'The role of religion in conflict is exaggerated,' says Blair's chief of staff

Published 17 May 2014  |  
AP

Wednesday saw academics at the last of this year's Westminster Faith Debates discuss the role of religion in peace building and its capacity to reduce conflict rather than propel it.

Chaired by former home secretary and Labour MP Charles Clarke and Professor Linda Woodhead of Lancaster University, the evening brought a lively discussion and fascinating debate, as the panellists thrashed out their views in front of a live audience. There was clear dissent among those present, which made for an interesting and productive dialogue.

Professor John Brewer, an expert in peace building from Queens University in Belfast, opened up the debate with the assertion that researchers and practitioners often place too much significance on the role of religion in conflict, rather than in peace.

He broke down the meaning of 'peace' in itself to two separate entities - "state building", that is, the political peace process involving the reintroduction of governance structures, and "nation building", the social peace process by which those formerly engaged in conflict learn to live alongside one another.

"There is potential for religious NGOs and faith-based actors to play a role in both of these kinds of peace building," Brewer asserted.

"But the primary role is in the social peace process, dealing with the legacy of the conflict: forgiveness, hope, memory and the meaning of justice.

"One has to overcome the naivety of peace building literature and address the weaknesses as much as the strengths; the opportunities as much as the threats," he concluded.

Later on in the debate, Tony Blair's former Chief of Staff Jonathan Powell agreed with Brewer, suggesting "it is possible that the role of religion in causing conflict is exaggerated".

He indicated that 'religious' wars are often not about faith at all, but rather politics, tradition, power and equality.

"It's not about issues of religion, but about identity and economics," he said.

"Religion can play an important role in peace building, and creating a context for peace making.

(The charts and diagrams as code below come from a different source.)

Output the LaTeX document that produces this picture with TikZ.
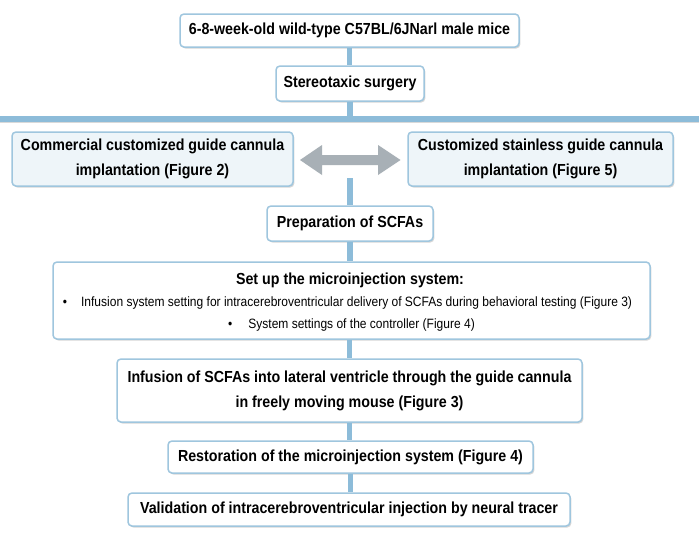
\documentclass[tikz,border=0pt]{standalone}
\usepackage{fontspec}
\setmainfont[FakeStretch=0.89]{Liberation Sans}
\usetikzlibrary{shadows}
\definecolor{conncol}{HTML}{8DBCD9}
\definecolor{bordercol}{HTML}{9FC6DE}
\definecolor{palefill}{HTML}{EEF5F9}
\definecolor{arrowgray}{HTML}{A8B0B6}
\tikzset{
  box/.style={draw=bordercol, line width=1.5pt, rounded corners=4pt, fill=white,
    drop shadow={shadow xshift=1.3pt, shadow yshift=-1.5pt, opacity=0.35, fill=black!45},
    align=center, inner sep=0pt, font=\bfseries\fontsize{16}{25}\selectfont},
  palebox/.style={box, fill=palefill},
  conn/.style={draw=conncol, line width=5.5pt},
  plain/.style={inner sep=0pt, align=center},
}
\begin{document}
\begin{tikzpicture}[x=1pt, y=-1pt]
\path[use as bounding box, fill=white] (0,0) rectangle (699,541);

% horizontal bar
\coordinate (barL) at (0,118.5);
\coordinate (barR) at (699,118.5);
\coordinate (barM) at (350,118.5);
\coordinate (split) at (350,178);
\draw[draw=black!15, line width=2pt] ([yshift=-3.5pt]barL) -- ([yshift=-3.5pt]barR);
\draw[conn, line width=6pt] (barL) -- (barR);

% boxes
\node[box, minimum width=339pt, minimum height=33pt] (b1) at (349.5,30.5) {6-8-week-old wild-type C57BL/6JNarl male mice};
\node[box, minimum width=148pt, minimum height=35pt] (b2) at (350,83.5) {Stereotaxic surgery};
\node[palebox, minimum width=281pt, minimum height=54pt] (b3) at (152.5,159) {Commercial customized guide cannula\\implantation (Figure 2)};
\node[palebox, minimum width=265pt, minimum height=54pt] (b4) at (540.5,159) {Customized stainless guide cannula\\implantation (Figure 5)};
\node[box, minimum width=166pt, minimum height=35pt] (b5) at (350,223.5) {Preparation of SCFAs};
\node[box, minimum width=597pt, minimum height=77pt] (b6) at (351.5,300.5) {};
\node[plain, font=\bfseries\fontsize{16}{19}\selectfont] (b6t) at (350,280.5) {Set up the microinjection system:};
\node[plain, font=\fontsize{13.5}{16}\selectfont] (b6a) at (347.5,303) {•\hspace{14pt}Infusion system setting for intracerebroventricular delivery of SCFAs during behavioral testing (Figure 3)};
\node[plain, font=\fontsize{13.5}{16}\selectfont] (b6b) at (351.5,325.5) {•\hspace{16pt}System settings of the controller (Figure 4)};
\node[box, minimum width=465pt, minimum height=63pt] (b7) at (349.5,390.5) {Infusion of SCFAs into lateral ventricle through the guide cannula\\in freely moving mouse (Figure 3)};
\node[box, minimum width=365pt, minimum height=32pt] (b8) at (350.5,457) {Restoration of the microinjection system (Figure 4)};
\node[box, minimum width=442pt, minimum height=33pt] (b9) at (349,509.5) {Validation of intracerebroventricular injection by neural tracer};

% double arrow
\fill[arrowgray] (300,160) -- (322,145) -- (322,155) -- (378,155) -- (378,145) -- (400.5,160)
  -- (378,175) -- (378,165) -- (322,165) -- (322,175) -- cycle;

% connectors
\draw[conn] (b1.south) -- (b1.south |- b2.north);
\draw[conn] (b2.south) -- (b2.south |- barM);
\draw[conn] (split) -- (split |- b5.north);
\draw[conn] (b5.south) -- (b5.south |- b6.north);
\draw[conn] (b6.south -| b7.north) -- (b7.north);
\draw[conn] (b7.south) -- (b7.south |- b8.north);
\draw[conn] (b8.south) -- (b8.south |- b9.north);
\end{tikzpicture}
\end{document}
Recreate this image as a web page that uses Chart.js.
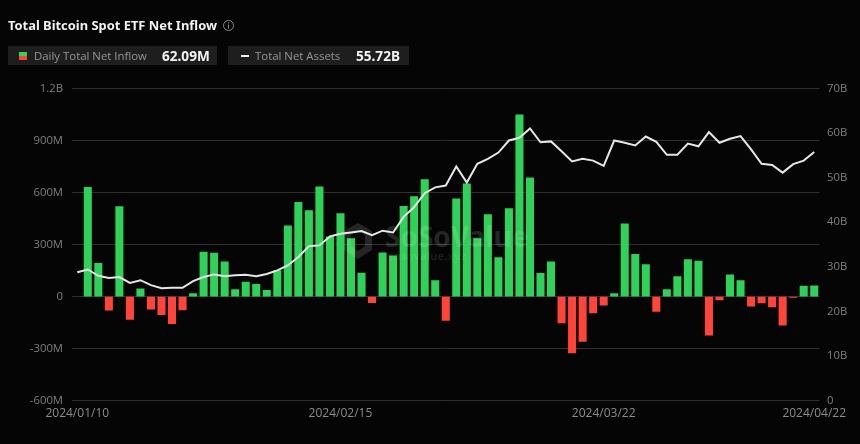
<!DOCTYPE html>
<html>
<head>
<meta charset="utf-8">
<script src="https://cdn.jsdelivr.net/npm/chart.js@4"></script>
<style>
html,body{margin:0;padding:0;background:#050505;width:860px;height:444px;overflow:hidden}
body{position:relative;font-family:"Open Sans",sans-serif}
canvas{position:absolute;left:0;top:0}
.abs{position:absolute;white-space:nowrap}
.title{left:8px;top:17px;font:700 12.9px/17px "Noto Sans",sans-serif;color:#f2f2f2}
.box{top:46px;height:19px;background:#1e1e1e}
.lab{top:46px;font:400 11.4px/19px "Open Sans",sans-serif;color:#969696}
.val{top:46px;font:700 13.6px/19px "Noto Sans",sans-serif;color:#f2f2f2}
.wm{color:rgba(255,255,255,.13);pointer-events:none}
</style>
</head>
<body>
<canvas id="c" width="860" height="444"></canvas>
<div class="abs title">Total Bitcoin Spot ETF Net Inflow</div>
<svg class="abs" style="left:222px;top:19px" width="13" height="13" viewBox="0 0 13 13"><circle cx="6.5" cy="6.5" r="5" fill="none" stroke="#8a8a8a" stroke-width="1"/><rect x="6" y="5.6" width="1" height="4" fill="#8a8a8a"/><rect x="6" y="3.5" width="1" height="1.1" fill="#8a8a8a"/></svg>
<div class="abs box" style="left:8px;width:209px"></div>
<div class="abs" style="left:19px;top:52px;width:8px;height:4px;background:#30d158"></div>
<div class="abs" style="left:19px;top:56px;width:8px;height:4px;background:#ff453a"></div>
<div class="abs lab" style="left:34px">Daily Total Net Inflow</div>
<div class="abs val" style="left:162px">62.09M</div>
<div class="abs box" style="left:228px;width:181px"></div>
<div class="abs" style="left:241px;top:55px;width:8px;height:2px;background:#eeeeee"></div>
<div class="abs lab" style="left:255px">Total Net Assets</div>
<div class="abs val" style="left:356px">55.72B</div>
<svg class="abs wm" style="left:343px;top:222px" width="30" height="38" viewBox="0 0 30 38"><path d="M15 1 29 9V28L15 37 1 28V9ZM15 9 8 13V24L15 29 22 24V13Z" fill="rgba(255,255,255,.13)" fill-rule="evenodd"/></svg>
<div class="abs wm" style="left:385px;top:222px;font:700 28px/28px 'Noto Sans',sans-serif">SoSoValue</div>
<div class="abs wm" style="left:388px;top:249px;font:400 11px/13px 'Noto Sans',sans-serif;letter-spacing:.6px">sosovalue.xyz</div>
<script>
const tickLabels = ["2024/01/10","2024/02/15","2024/03/22","2024/04/22"];
const tickIndexes = [0,25,50,70];
const leftTicks = [-600,-300,0,300,600,900,1200];
const dailyInflow = [null,630,192,-79,518,-132,44,-73,-104,-156,-77,17,257,250,200,40,83,71,36,150,407,543,495,633,344,478,334,136,-35,252,234,520,576,674,92,-138,563,649,334,472,225,507,1047,684,134,200,-152,-325,-259,-94,-50,17,419,244,184,-86,40,115,213,204,-223,-19,125,92,-56,-36,-60,-165,-5,60,62.09];
const netAssets = [28.8,29.4,28.0,27.5,27.7,26.4,27.0,25.9,25.2,25.3,25.3,26.8,27.7,28.3,27.9,28.1,28.2,27.9,28.4,29.2,30.3,32.2,34.6,34.8,36.8,37.4,37.7,38.0,37.1,38.1,37.7,41.2,43.4,46.5,47.8,48.2,52.5,48.9,53.1,54.2,55.6,58.3,58.9,61.0,57.9,58.1,55.9,53.6,54.2,53.8,52.6,58.3,57.8,57.2,59.2,58.0,55.1,55.1,57.6,57.0,60.2,57.8,58.7,59.3,56.3,53.1,52.8,51.1,53.0,53.8,55.72];
const categories = netAssets.map((_, i) => String(i));

const tickFont = {family:'"Open Sans",sans-serif',size:11.3};
const xTickFont = {family:'"Open Sans",sans-serif',size:12};
const tickColor = '#7f7f7f';
new Chart(document.getElementById('c'),{
  data:{
    labels:categories,
    datasets:[
      {type:'line',order:0,yAxisID:'yR',data:netAssets,borderColor:'#e6e6e6',borderWidth:2,pointRadius:0,tension:0,borderJoinStyle:'miter'},
      {type:'bar',order:1,yAxisID:'yL',data:dailyInflow,barThickness:7.4,
       backgroundColor:dailyInflow.map(v=>v>=0?'#30d158':'#ff453a')}
    ]
  },
  options:{
    responsive:false,animation:false,devicePixelRatio:1,
    layout:{padding:{top:88.3,left:0,right:0,bottom:0}},
    plugins:{legend:{display:false},tooltip:{enabled:false},title:{display:false}},
    scales:{
      x:{
        offset:true,
        grid:{display:false,drawTicks:false},border:{display:false},
        afterBuildTicks(s){s.ticks=tickIndexes.map(v=>({value:v}));},
        afterFit(s){s.height=43.3;},
        ticks:{autoSkip:false,maxRotation:0,minRotation:0,padding:6,color:'#8c8c8c',font:xTickFont,
          callback:(v,i)=>tickLabels[i]}
      },
      yL:{
        position:'left',min:-600,max:1200,
        afterBuildTicks(s){s.ticks=leftTicks.map(v=>({value:v}));},
        afterFit(s){s.width=72;},
        border:{display:false},
        grid:{color:'#303030',lineWidth:1,drawTicks:false},
        ticks:{padding:9,color:tickColor,font:tickFont,
          callback:v=>v===0?'0':(v>=1000?(v/1000)+'B':v+'M')}
      },
      yR:{
        position:'right',min:0,max:70,
        afterFit(s){s.width=40.5;},
        border:{display:false},
        grid:{display:false,drawTicks:false},
        ticks:{stepSize:10,padding:7.5,color:tickColor,font:tickFont,
          callback:v=>v===0?'0':v+'B'}
      }
    }
  }
});
</script>
</body>
</html>
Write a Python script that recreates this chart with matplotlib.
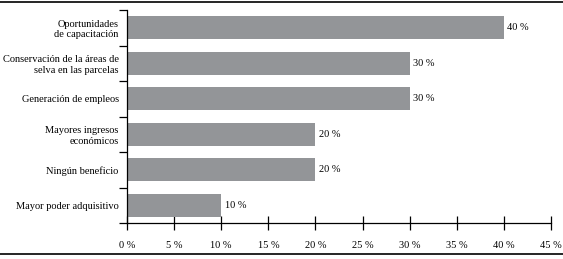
import matplotlib
matplotlib.use("Agg")
import matplotlib.pyplot as plt
from matplotlib.lines import Line2D

plt.rcParams.update({
    "font.family": "Liberation Serif",
    "font.size": 7.5,
    "axes.linewidth": 0.9,
})

# ---------------------------------------------------------------------------
# Data (top to bottom)
# ---------------------------------------------------------------------------
categories = [
    "Oportunidades\nde capacitación",
    "Conservación de la áreas de\nselva en las parcelas",
    "Generación de empleos",
    "Mayores ingresos\neconómicos",
    "Ningún beneficio",
    "Mayor poder adquisitivo",
]
values = [40, 30, 30, 20, 20, 10]
xticks = [0, 5, 10, 15, 20, 25, 30, 35, 40, 45]
bar_color = "#939598"

fig = plt.figure(figsize=(5.63, 2.59), dpi=100)
ax = fig.add_axes([127 / 563, 1 - 223 / 259, (551 - 127) / 563, (223 - 10) / 259])

n = len(categories)
ypos = list(range(n))
ax.barh(ypos, values, height=0.65, color=bar_color, zorder=2)
ax.set_ylim(n - 0.5, -0.5)
ax.set_xlim(0, 45)

for y, v in zip(ypos, values):
    ax.text(v + 0.35, y, f"{v} %", va="center", ha="left", fontsize=7.5)

# y axis: ticks at category boundaries, labels centred on bars
ax.set_yticks([i - 0.5 for i in range(n + 1)])
ax.set_yticklabels([])
ax.set_yticks(ypos, minor=True)
ax.set_yticklabels(categories, minor=True, ha="right", multialignment="right")
ax.tick_params(axis="y", which="major", direction="out", length=6, width=0.9)
ax.tick_params(axis="y", which="minor", length=0, pad=6)

ax.set_xticks(xticks)
ax.set_xticklabels([f"{t} %" for t in xticks])
ax.tick_params(axis="x", direction="inout", length=10, width=0.9, pad=8)

for s in ("top", "right"):
    ax.spines[s].set_visible(False)

# rules above and below the figure
fig.add_artist(Line2D([0, 1], [1 - 2 / 259, 1 - 2 / 259], color="black", lw=1.2))
fig.add_artist(Line2D([0, 1], [1 - 254 / 259, 1 - 254 / 259], color="black", lw=1.2))

fig.savefig("out.png", dpi=100)
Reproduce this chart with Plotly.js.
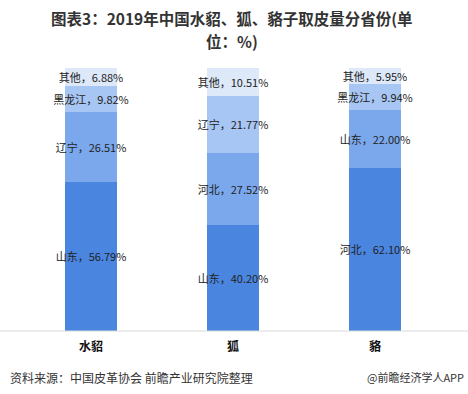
<!DOCTYPE html>
<html>
<head>
<meta charset="utf-8">
<script src="https://cdn.plot.ly/plotly-3.0.1.min.js"></script>
<style>html,body{margin:0;padding:0;background:#fff;}#chart{width:468px;height:394px;}</style>
</head>
<body>
<div id="chart"></div>
<script>
const categories = ['水貂', '狐', '貉'];
// segments from bottom to top
const level1Names = ['山东', '山东', '河北'];
const level1Values = [56.79, 40.20, 62.10];
const level2Names = ['辽宁', '河北', '山东'];
const level2Values = [26.51, 27.52, 22.00];
const level3Names = ['黑龙江', '辽宁', '黑龙江'];
const level3Values = [9.82, 21.77, 9.94];
const level4Names = ['其他', '其他', '其他'];
const level4Values = [6.88, 10.51, 5.95];

const colors = ['#4a86e0', '#7ba8ec', '#a8c6f3', '#dde8f9'];
const levels = [
  [level1Names, level1Values],
  [level2Names, level2Values],
  [level3Names, level3Values],
  [level4Names, level4Values]
];
const cjk = '"Noto Sans CJK SC", "Noto Sans", sans-serif';
const traces = levels.map(([names, vals], i) => ({
  type: 'bar',
  x: categories,
  y: vals,
  marker: {color: colors[i], line: {width: 0}},
  text: names.map((n, j) => n + '，' + vals[j].toFixed(2) + '%'),
  textposition: 'inside',
  insidetextanchor: 'middle',
  constraintext: 'none',
  textangle: 0,
  textfont: {family: cjk, size: 11, color: '#222'},
  hoverinfo: 'none',
  showlegend: false
}));

const titleFont = {family: cjk, size: 15.5, color: '#333'};
const layout = {
  width: 468, height: 394,
  margin: {l: 20, r: 22, t: 68, b: 63},
  barmode: 'stack',
  bargap: 0.64,
  paper_bgcolor: '#fff', plot_bgcolor: '#fff',
  xaxis: {
    type: 'category',
    showline: false, showgrid: false, zeroline: false,
    ticks: '', tickfont: {family: cjk, size: 12, color: '#111', weight: 'bold'},
    ticklabelstandoff: 7
  },
  yaxis: {
    range: [0, 100], visible: false, showgrid: false, zeroline: false, fixedrange: true
  },
  shapes: [{
    type: 'line', xref: 'paper', yref: 'paper', x0: -0.05, x1: 1.06, y0: 0, y1: 0,
    line: {color: '#d9d9d9', width: 1}
  }],
  annotations: [
    {text: '<b>图表3：2019年中国水貂、狐、貉子取皮量分省份(单</b>', xref: 'paper', yref: 'paper',
     x: 0.497, y: 1.190, xanchor: 'center', yanchor: 'middle', showarrow: false,
     font: titleFont},
    {text: '<b>位：%)</b>', xref: 'paper', yref: 'paper',
     x: 0.497, y: 1.104, xanchor: 'center', yanchor: 'middle', showarrow: false,
     font: titleFont},
    {text: '资料来源：中国皮革协会 前瞻产业研究院整理', xref: 'paper', yref: 'paper',
     x: -0.028, y: -0.175, xanchor: 'left', yanchor: 'middle', showarrow: false,
     font: {family: cjk, size: 12, color: '#333'}},
    {text: '@前瞻经济学人APP', xref: 'paper', yref: 'paper',
     x: 1.048, y: -0.175, xanchor: 'right', yanchor: 'middle', showarrow: false,
     font: {family: cjk, size: 11, color: '#333'}}
  ]
};

Plotly.newPlot('chart', traces, layout, {staticPlot: true, displayModeBar: false});
</script>
</body>
</html>
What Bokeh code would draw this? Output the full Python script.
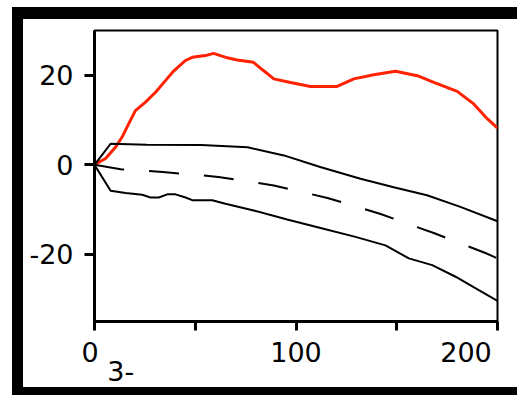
from bokeh.plotting import figure
from bokeh.models import Range1d, FixedTicker, LinearAxis
from bokeh.embed import file_html
from bokeh.resources import INLINE

# ---- data ----
red_x = [0, 5.5, 10.4, 13.7, 17.0, 20.3, 25.3, 30.3, 35.2, 39.4, 45.2, 48.5, 55.1, 59.1,
         65.9, 70.8, 78.9, 84.0, 89.0, 97.3, 107.2, 120.4, 128.7, 138.6, 149.4, 160.2,
         168.4, 180.0, 188.2, 194.9, 200]
red_y = [0, 1.4, 3.9, 6.2, 9.2, 12.1, 14.0, 16.2, 18.8, 21.0, 23.3, 24.0, 24.4, 24.9,
         23.9, 23.4, 22.9, 21.0, 19.2, 18.4, 17.5, 17.5, 19.2, 20.1, 20.9, 19.9,
         18.4, 16.4, 13.6, 10.3, 8.2]

upper_x = [0, 8, 26, 53, 76, 94, 112, 132, 148.5, 165, 181.6, 200]
upper_y = [0, 4.7, 4.5, 4.4, 3.9, 2.1, -0.5, -3.1, -5.0, -6.8, -9.4, -12.6]

mid_x = [0, 13, 34, 61.5, 89, 115.6, 142, 168.7, 194, 200]
mid_y = [0, -1.0, -1.6, -2.7, -4.6, -7.4, -11.0, -15.3, -19.7, -20.9]

lower_x = [0, 8, 15.4, 23.7, 27.8, 31.9, 36.1, 40.2, 45.2, 48.5, 58.4, 65, 79, 95.6,
           112.2, 129.5, 144.4, 156, 167.6, 179.2, 190.7, 200]
lower_y = [0, -5.8, -6.3, -6.7, -7.3, -7.3, -6.6, -6.6, -7.3, -7.9, -7.9, -8.7, -10.2,
           -12.2, -14.1, -16.1, -18.0, -20.9, -22.4, -25.0, -28.0, -30.4]

x_ticks = [0, 50, 100, 150, 200]
x_tick_labels = {0: "0\u00a0", 50: "", 100: "100", 150: "", 200: "200\u00a0\u00a0\u00a0"}
y_ticks = [-20, 0, 20]
y_tick_labels = {-20: "-20", 0: "0", 20: "20"}
note_text = "3-"

# ---- layout constants ----
W, H = 494, 368
FL, FT, FW, FH = 71, 11, 403, 291
X0, X1, Y0, Y1 = 0, 200, -35, 30
NOTE_POS = 13

p = figure(width=W, height=H, output_backend="svg", toolbar_location=None,
           x_range=Range1d(X0, X1), y_range=Range1d(Y0, Y1),
           min_border_left=FL, min_border_top=FT,
           min_border_right=W - FL - FW, min_border_bottom=H - FT - FH)
# thick black picture frame around the canvas (drawn outside, does not change layout)
p.styles = {"margin-left": "23px", "margin-top": "19px",
            "box-shadow": "-11px -12px 0 0 #000, 0 -12px 0 0 #000, "
                          "-11px 8px 0 0 #000, 0 8px 0 0 #000"}
p.grid.visible = False
p.background_fill_color = "white"
p.border_fill_color = "white"
p.outline_line_color = "black"
p.outline_line_width = 2

font = "DejaVu Sans"
for ax in (p.xaxis[0], p.yaxis[0]):
    ax.axis_line_width = 3
    ax.axis_line_color = "black"
    ax.major_tick_line_width = 3
    ax.major_tick_line_color = "black"
    ax.major_tick_in = 0
    ax.minor_tick_in = 0
    ax.minor_tick_out = 0
    ax.major_label_text_font = font
    ax.major_label_text_font_size = "27px"
    ax.major_label_text_color = "black"

p.xaxis.ticker = FixedTicker(ticks=x_ticks)
p.xaxis.major_label_overrides = x_tick_labels
p.xaxis.major_tick_out = 9
p.xaxis.major_label_standoff = 6

p.yaxis.ticker = FixedTicker(ticks=y_ticks)
p.yaxis.major_label_overrides = y_tick_labels
p.yaxis.major_tick_out = 10
p.yaxis.major_label_standoff = 11

note_axis = LinearAxis(ticker=FixedTicker(ticks=[NOTE_POS]),
                       major_label_overrides={NOTE_POS: note_text},
                       axis_line_color=None, major_tick_line_color=None,
                       minor_tick_line_color=None, major_tick_out=0, major_tick_in=0,
                       minor_tick_out=0, minor_tick_in=0, major_label_standoff=-10,
                       major_label_text_font=font, major_label_text_font_size="27px",
                       major_label_text_color="black")
p.add_layout(note_axis, "below")

p.line(red_x, red_y, line_color="#ff2200", line_width=3)
p.line(upper_x, upper_y, line_color="black", line_width=2)
p.line(mid_x, mid_y, line_color="black", line_width=2, line_dash="30 25")
p.line(lower_x, lower_y, line_color="black", line_width=2)

open("out.html", "w").write(file_html(p, INLINE))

It is not the role of religion to mediate, but interfaith dialogue can produce a context in which to isolate extremism and bring about peace."

Professor Ian Reader then took the floor, however, offering a more negative perception of the role of religion in the peace building process. He was quick to underline his belief that religion is "problematic in terms of the context of the political sphere".

"Peace comes out of the political sphere much more than the religious," he contended, citing US student protests about the war in Vietnam as an example of this. "When the world of politics listens we have the capacity for peace building," he declared.

Reader suggested that peace building was associated with "weaker" aspects of religion, and therefore it is "highly problematic" to combine the two. "We have to locate peace in the political sphere," he declared.

"The question is: how do political spheres negotiate around religion?"

Sociologist Keith Kahn-Harris was also sceptical of the role of religion in negotiating peace, and noted that it is "striking how advocates for peace in one religious context can search to create conflict in another".

He went on to highlight the danger of using the resolution of one conflict as a direct "template" for another, asserting that each conflict is different, and requires a unique approach.

Following those introductory remarks, questions were then taken from the audience. Topics such as the importance of mediation and reconciliation, the Church's role in the implementation of peace agreements and engagement with sectarianism were all raised.

Despite his keenness to suggest that religion can play a vital role in peace processes, Brewer responded to these thoughts by highlighting the potential weaknesses a religious approach can offer with regards to peace making.

"It is often disconnected from other parts of society," he noted.

Kahn-Harris expressed his agreement, noting that "global inter-faith dialogue is often problematic in that it is elevated. It can set the context for what's on the ground, but it's often disconnected".

He added that by focussing too much on the "transcendent", religion fails to engage with the practical and pragmatic aspects of peace building, thus exposing the approach as somewhat flawed.

There was no clear agreement among the panellists by the conclusion of the debate as to the extent to which religious NGOs and faith groups are able to facilitate and mediate peace processes, though it was suggested that they are at least able to offer and establish room for healthy discussion.

In his summarisation, however, Clarke did make a statement with which all four of the panellists seemed to agree. "We need to disentangle the role of religion in the origin of conflict", Clarke urged.

Not doing so, he argued, serves to "populate ignorance" and merely undermine attempts to bring unity and reconciliation in fractured nations across the globe.